If you can picture big furnaces all in a row, I’d say like fourteen furnaces or twelve furnaces in a big row, and if you can imagine like on a ship, where the guy’s shoveling the coal, well, that’s how this was kinda like. And they would, an open-hearth consists of, it‘s a steelmaking furnace, so they take hot metal and they pour it in this open, which they produce in the blast furnaces, they can take iron ore, they melt it down, they make pig-iron and hot metal, they take it over to the open-hearths and they charge this in the open hearth furnace, and then they add all these other additives to make the steel, and back in that day they said it was like making soup, it was an all-day, it was like an eight-hour process. And they had these ladles, and they’d open up these portholes and then pour this molten steel out into the ladles.

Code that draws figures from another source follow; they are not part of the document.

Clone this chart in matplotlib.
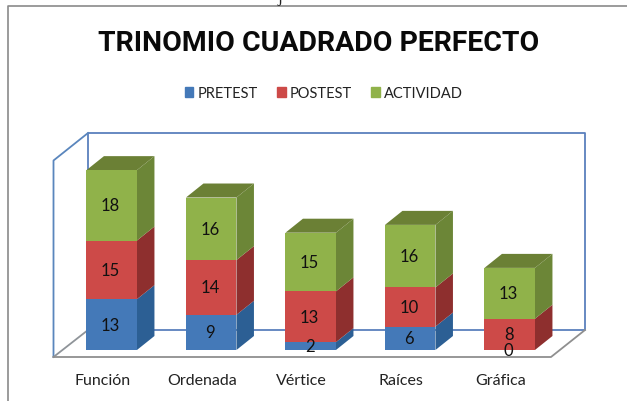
#!/usr/bin/env python3
# -*- coding: utf-8 -*-
"""Barras apiladas con efecto 3D: trinomio cuadrado perfecto"""

import matplotlib
matplotlib.use("Agg")
import matplotlib.pyplot as plt
from matplotlib.patches import Patch, Polygon

# datos
categorias = ["Función", "Ordenada", "Vértice", "Raíces", "Gráfica"]
pretest = [13, 9, 2, 6, 0]
postest = [15, 14, 13, 10, 8]
actividad = [18, 16, 15, 16, 13]
series = ["PRETEST", "POSTEST", "ACTIVIDAD"]

# colores: frente, lado, tapa
azul = ("#4479b8", "#2c5f94")
rojo = ("#cd4a48", "#8e2f2e")
verde = ("#90b24a", "#6c8637", "#6b8035")

W, H = 627, 402
X0, DX = 111.7, 99.5     # pixel del centro de la primera barra y separacion
Y0, DY = 351.0, 3.91     # pixel de la base y pixeles por unidad
ANCHO = 50.5 / DX
PROF_X = 17.5 / DX
PROF_Y = 14.0 / DY


def px(x, y):
    """pixel de la imagen -> coordenadas de datos"""
    return (x - X0) / DX, (Y0 - y) / DY


def linea(ax, puntos, color, lw=1.3, z=1):
    xs, ys = zip(*[px(*p) for p in puntos])
    ax.plot(xs, ys, color=color, lw=lw, zorder=z, solid_capstyle="projecting")


def segmento(ax, i, base, valor, frente, lado):
    izq, der = i - ANCHO / 2, i + ANCHO / 2
    tope = base + valor
    ax.add_patch(Polygon([(der, base), (der + PROF_X, base + PROF_Y),
                          (der + PROF_X, tope + PROF_Y), (der, tope)],
                         facecolor=lado, edgecolor="none", zorder=3))
    ax.add_patch(Polygon([(izq, base), (der, base), (der, tope), (izq, tope)],
                         facecolor=frente, edgecolor="none", zorder=4))


plt.rcParams["font.family"] = ["Lato", "DejaVu Sans"]
fig = plt.figure(figsize=(W / 100, H / 100), dpi=100, facecolor="white")
ax = fig.add_axes([0, 0, 1, 1])
ax.set_xlim(px(0, 0)[0], px(W, 0)[0])
ax.set_ylim(px(0, H)[1], px(0, 0)[1])
ax.axis("off")

# marco de la pagina
linea(ax, [(8, H), (8, 6.5), (W, 6.5)], "#8a8a8a", lw=1.2)

# paredes y piso
linea(ax, [(88, 331), (88, 134), (585, 134), (585, 331), (88, 331)], "#5a80bd")
linea(ax, [(53.5, 358), (53.5, 161.5), (88, 134)], "#5a86bd")
linea(ax, [(53.5, 358), (88, 331)], "#8f9499")
linea(ax, [(53.5, 358), (551, 358), (585, 331)], "#8f8f8f")

# barras
for i in range(len(categorias)):
    base = 0
    for valor, col in zip((pretest[i], postest[i], actividad[i]), (azul, rojo, verde)):
        if valor > 0:
            segmento(ax, i, base, valor, col[0], col[1])
        etiqueta = base + valor / 2
        ax.text(i - 0.01, etiqueta, str(valor), ha="center", va="center",
                fontsize=12, color="#111111", zorder=6)
        base += valor
    # tapa
    izq, der = i - ANCHO / 2, i + ANCHO / 2
    ax.add_patch(Polygon([(izq, base), (der, base), (der + PROF_X, base + PROF_Y),
                          (izq + PROF_X, base + PROF_Y)],
                         facecolor=verde[2], edgecolor="none", zorder=3))
    ax.text(i - 0.09, px(0, 381.5)[1], categorias[i], ha="center", va="center",
            fontsize=11.5, color="#222222")

# titulo
ax.text(px(319, 0)[0], px(0, 44)[1], "TRINOMIO CUADRADO PERFECTO", ha="center",
        va="center", fontsize=20.4, fontweight="bold", family="Roboto", color="#0a0a0a")

# leyenda
marcas = [Patch(color=azul[0]), Patch(color=rojo[0]), Patch(color=verde[0])]
ax.legend(marcas, series, ncol=3, frameon=False, loc="center",
          bbox_to_anchor=(324 / W, 1 - 94 / H), fontsize=10.5,
          handlelength=0.6, handleheight=0.7, handletextpad=0.3,
          columnspacing=1.3, labelcolor="#222222")

# restos de la linea de texto de arriba
ax.text(px(280, 0)[0], px(0, 2)[1], "j", ha="center", va="baseline",
        fontsize=12, family="Liberation Serif", color="#222222")

fig.savefig("out.png", dpi=100)
plt.close(fig)
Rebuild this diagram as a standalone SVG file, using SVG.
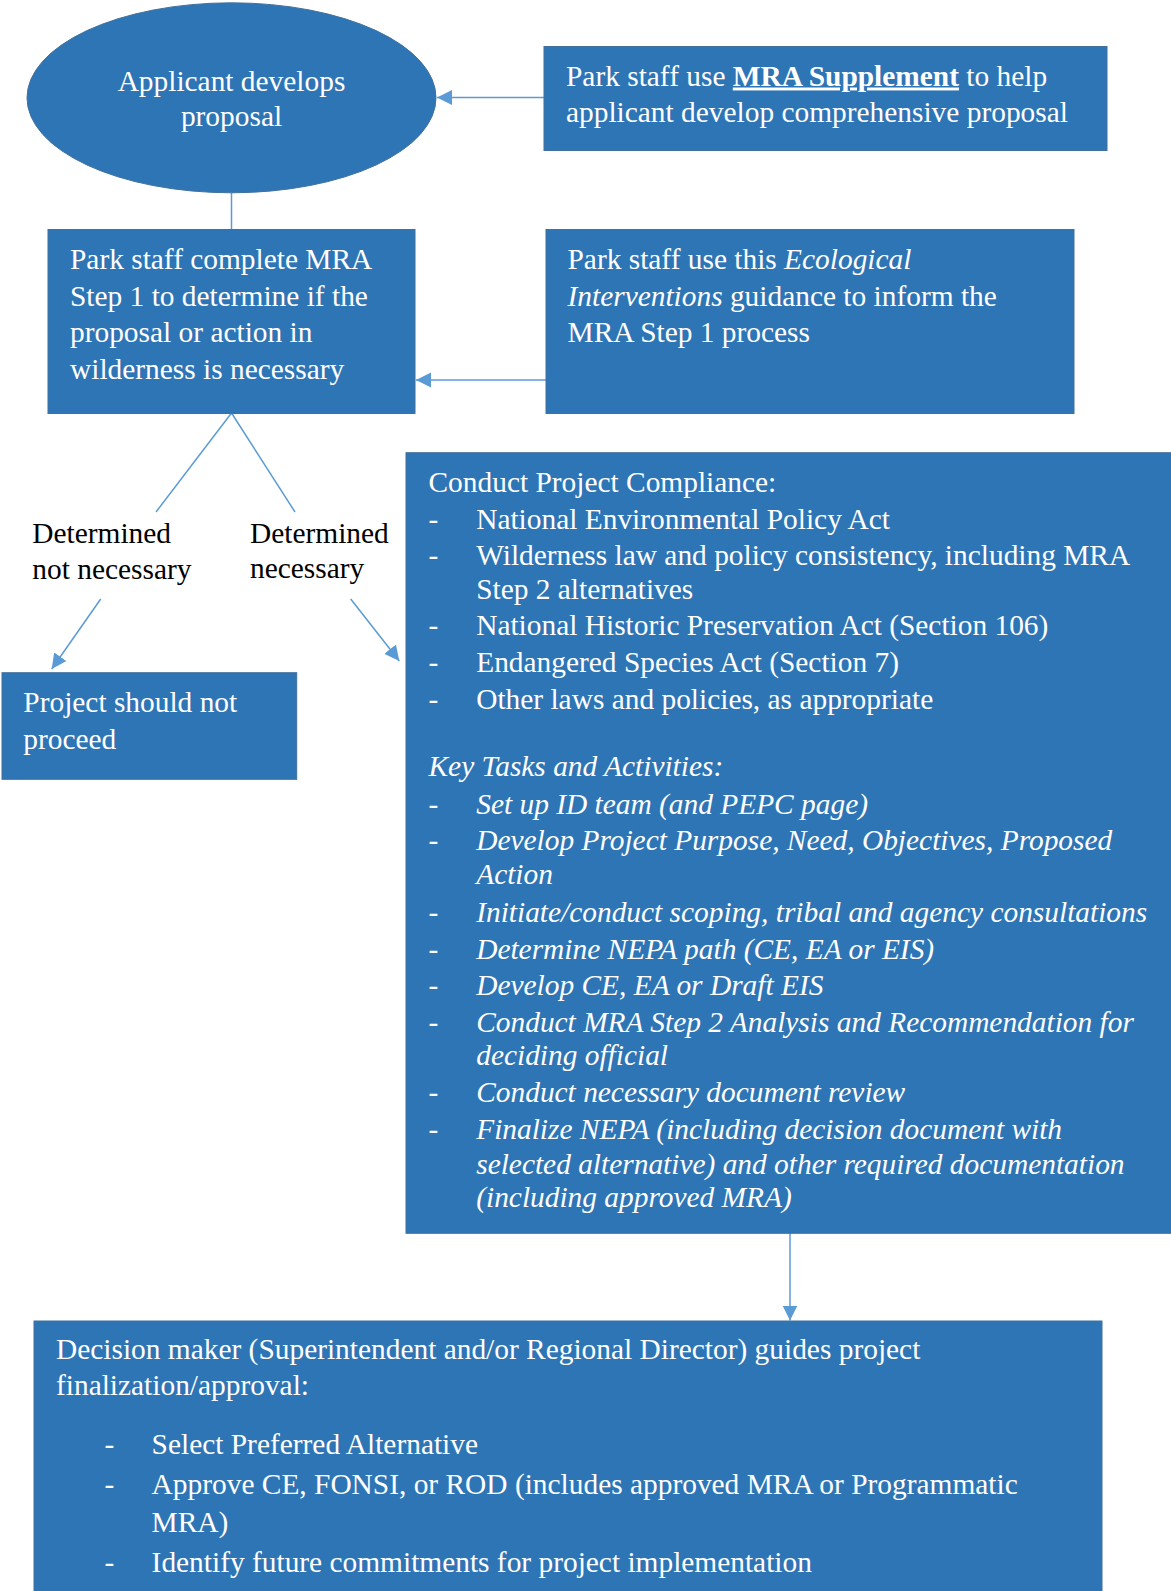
<svg xmlns="http://www.w3.org/2000/svg" width="1171" height="1591" viewBox="0 0 1171 1591">
<style>
.box{fill:#2E75B6;stroke:#41719C;stroke-width:1}
.t{font-family:"Liberation Serif","Times New Roman",serif;font-size:29.4px;fill:#FFFFFF}
.lbl{font-family:"Liberation Serif","Times New Roman",serif;font-size:29.4px;fill:#000000}
.it{font-style:italic}
.conn{stroke:#5B9BD5;stroke-width:1.5;fill:none}
</style>
<defs>
<marker id="arr" markerUnits="userSpaceOnUse" markerWidth="16" markerHeight="16" refX="15" refY="7.5" orient="auto">
<path d="M0,0 L15,7.5 L0,15 z" fill="#5B9BD5"/>
</marker>
</defs>
<rect width="1171" height="1591" fill="#FFFFFF"/>

<g id="connectors">
<line class="conn" x1="544" y1="97.5" x2="437" y2="97.5" marker-end="url(#arr)"/>
<line class="conn" x1="231.5" y1="193" x2="231.5" y2="229"/>
<line class="conn" x1="546" y1="380" x2="416" y2="380" marker-end="url(#arr)"/>
<line class="conn" x1="231.5" y1="413" x2="156" y2="512"/>
<line class="conn" x1="231.5" y1="413" x2="295" y2="512"/>
<line class="conn" x1="100.7" y1="599" x2="51.7" y2="669" marker-end="url(#arr)"/>
<line class="conn" x1="350.7" y1="599" x2="399.3" y2="661" marker-end="url(#arr)"/>
<line class="conn" x1="790" y1="1233" x2="790" y2="1320.5" marker-end="url(#arr)"/>
</g>

<g id="applicant">
<ellipse class="box" cx="231.5" cy="97.8" rx="204.5" ry="95"/>
<text class="t" x="231.5" y="91" text-anchor="middle">Applicant develops</text>
<text class="t" x="231.5" y="125.5" text-anchor="middle">proposal</text>
</g>

<g id="supplement">
<rect class="box" x="544" y="46.5" width="563" height="104"/>
<text class="t" x="566" y="85.5">Park staff use <tspan font-weight="bold" text-decoration="underline">MRA Supplement</tspan> to help</text>
<text class="t" x="566" y="122">applicant develop comprehensive proposal</text>
</g>

<g id="step1">
<rect class="box" x="48" y="229.5" width="367" height="184"/>
<text class="t" x="70" y="268.8">Park staff complete MRA</text>
<text class="t" x="70" y="305.5">Step 1 to determine if the</text>
<text class="t" x="70" y="342.2">proposal or action in</text>
<text class="t" x="70" y="378.8">wilderness is necessary</text>
</g>

<g id="ecological">
<rect class="box" x="546" y="229.5" width="528" height="184"/>
<text class="t" x="567.5" y="268.8">Park staff use this <tspan class="it">Ecological</tspan></text>
<text class="t" x="567.5" y="305.5"><tspan class="it">Interventions</tspan> guidance to inform the</text>
<text class="t" x="567.5" y="342.2">MRA Step 1 process</text>
</g>

<g id="label-not-necessary">
<text class="lbl" x="32.3" y="543">Determined</text>
<text class="lbl" x="32.3" y="578.5">not necessary</text>
</g>

<g id="label-necessary">
<text class="lbl" x="250" y="543">Determined</text>
<text class="lbl" x="250" y="577.5">necessary</text>
</g>

<g id="not-proceed">
<rect class="box" x="2" y="672.7" width="294.7" height="106.6"/>
<text class="t" x="23.3" y="712">Project should not</text>
<text class="t" x="23.3" y="748.6">proceed</text>
</g>

<g id="compliance">
<rect class="box" x="406" y="452.7" width="775" height="780.6"/>
<text class="t" x="428.5" y="492">Conduct Project Compliance:</text>
<text class="t" x="428.5" y="528.6">-</text><text class="t" x="476.2" y="528.6">National Environmental Policy Act</text>
<text class="t" x="428.5" y="565.3">-</text><text class="t" x="476.2" y="565.3">Wilderness law and policy consistency, including MRA</text>
<text class="t" x="476.2" y="598.6">Step 2 alternatives</text>
<text class="t" x="428.5" y="635.3">-</text><text class="t" x="476.2" y="635.3">National Historic Preservation Act (Section 106)</text>
<text class="t" x="428.5" y="672">-</text><text class="t" x="476.2" y="672">Endangered Species Act (Section 7)</text>
<text class="t" x="428.5" y="708.6">-</text><text class="t" x="476.2" y="708.6">Other laws and policies, as appropriate</text>
<text class="t it" x="428.5" y="776.3">Key Tasks and Activities:</text>
<text class="t" x="428.5" y="814.3">-</text><text class="t it" x="476.2" y="814.3">Set up ID team (and PEPC page)</text>
<text class="t" x="428.5" y="850.3">-</text><text class="t it" x="476.2" y="850.3">Develop Project Purpose, Need, Objectives, Proposed</text>
<text class="t it" x="476.2" y="884.3">Action</text>
<text class="t" x="428.5" y="922">-</text><text class="t it" x="476.2" y="922">Initiate/conduct scoping, tribal and agency consultations</text>
<text class="t" x="428.5" y="958.6">-</text><text class="t it" x="476.2" y="958.6">Determine NEPA path (CE, EA or EIS)</text>
<text class="t" x="428.5" y="995.3">-</text><text class="t it" x="476.2" y="995.3">Develop CE, EA or Draft EIS</text>
<text class="t" x="428.5" y="1032">-</text><text class="t it" x="476.2" y="1032">Conduct MRA Step 2 Analysis and Recommendation for</text>
<text class="t it" x="476.2" y="1065.3">deciding official</text>
<text class="t" x="428.5" y="1102">-</text><text class="t it" x="476.2" y="1102">Conduct necessary document review</text>
<text class="t" x="428.5" y="1138.6">-</text><text class="t it" x="476.2" y="1138.6">Finalize NEPA (including decision document with</text>
<text class="t it" x="476.2" y="1173.6">selected alternative) and other required documentation</text>
<text class="t it" x="476.2" y="1207">(including approved MRA)</text>
</g>

<g id="decision">
<rect class="box" x="34" y="1321" width="1068" height="280"/>
<text class="t" x="56" y="1358.6">Decision maker (Superintendent and/or Regional Director) guides project</text>
<text class="t" x="56" y="1395.3">finalization/approval:</text>
<text class="t" x="104.6" y="1453.6">-</text><text class="t" x="151.6" y="1453.6">Select Preferred Alternative</text>
<text class="t" x="104.6" y="1493.6">-</text><text class="t" x="151.6" y="1493.6">Approve CE, FONSI, or ROD (includes approved MRA or Programmatic</text>
<text class="t" x="151.6" y="1532">MRA)</text>
<text class="t" x="104.6" y="1572">-</text><text class="t" x="151.6" y="1572">Identify future commitments for project implementation</text>
</g>
</svg>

Guys would grow beards in the summertime because of the heat from the blast furnaces and from the open hearths being that close. I mean, they had guys, you know, working with this hot metal with no hard hats and things like that until the unions came in and things got a lot better, you know, safety-wise. I remember days where it could be ten below zero outside and you could walk up to the open hearth furnace and you’d just feel like summertime, you know. And you’re 50 feet away from this thing and it’s like summer; as soon as you walk away you’re like freezing again. And then once you got seasoned to that, you just got accustomed to it. Like, when you start out running, when you try to run a mile and you’re half dead, you know? You get finally, it was on a daily basis, you got the hang of it, and it became second nature.